Florent Bernard s’épargne aussi de nombreux écueils. Nous, les Leroy, derrière son étiquette de comédie, n’est pas vouée à tomber dans une résolution facile de son intrigue. Le film accepte que tout n’est pas toujours simple dans la vie ou dans le couple, et propose de vrais instants de tensions et de conflits, portés par un José Garcia en très — très — grande forme et une Charlotte Gainsbourg qui laisse place à l’émotion, le doute et la fragilité.
S’ajoutent également les deux enfants du couple, Lily Aubry et Hadrien Heaulme, surprenants de justesse et de réalisme, et qui offrent au film leur propres enjeux et problématiques, pour faire de Nous, les Leroy une fresque dense (parfois trop), qui touche à différentes thématiques.
Si l’émotion arrive ainsi à être présente, c’est dans le rire que le film de Florent Bernard est probablement le plus éclatant. L’aspect road-trip permet différentes rencontres souvent improbables et se terminant mal la plupart du temps. Le réalisateur invite alors certains de ses collaborateurs habituels, pour offrir des petites pastilles humoristiques des plus savoureuses. Jérôme Niel, Simon Astier ou Baptiste Lecaplain sont peu présents, mais disposent de scènes hilarantes.

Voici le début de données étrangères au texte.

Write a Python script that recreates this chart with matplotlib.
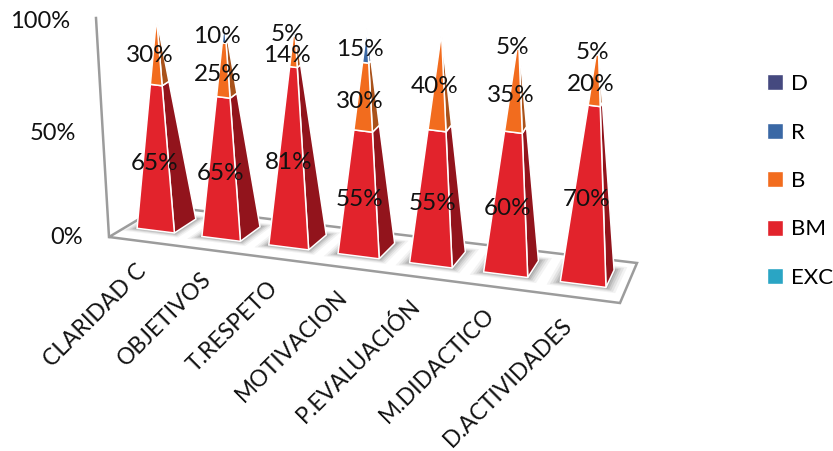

Nous, les Leroy est ainsi une nouvelle bonne surprise de ce Festival de l’Alpe d’Huez. Entre le rire, l’émotion et une conclusion somme toute très douce-amer, le film s’intéresse avec justesse aux relations familiales, et a, visiblement, conquis le public présent dans la grande salle.
Mais l’heure est déjà à la fin de cette seconde journée riche en émotion. Il est temps pour nous d’aller déguster la deuxième fondue du séjour, avant de se préparer pour le lendemain à de nouvelles découvertes cinématographiques.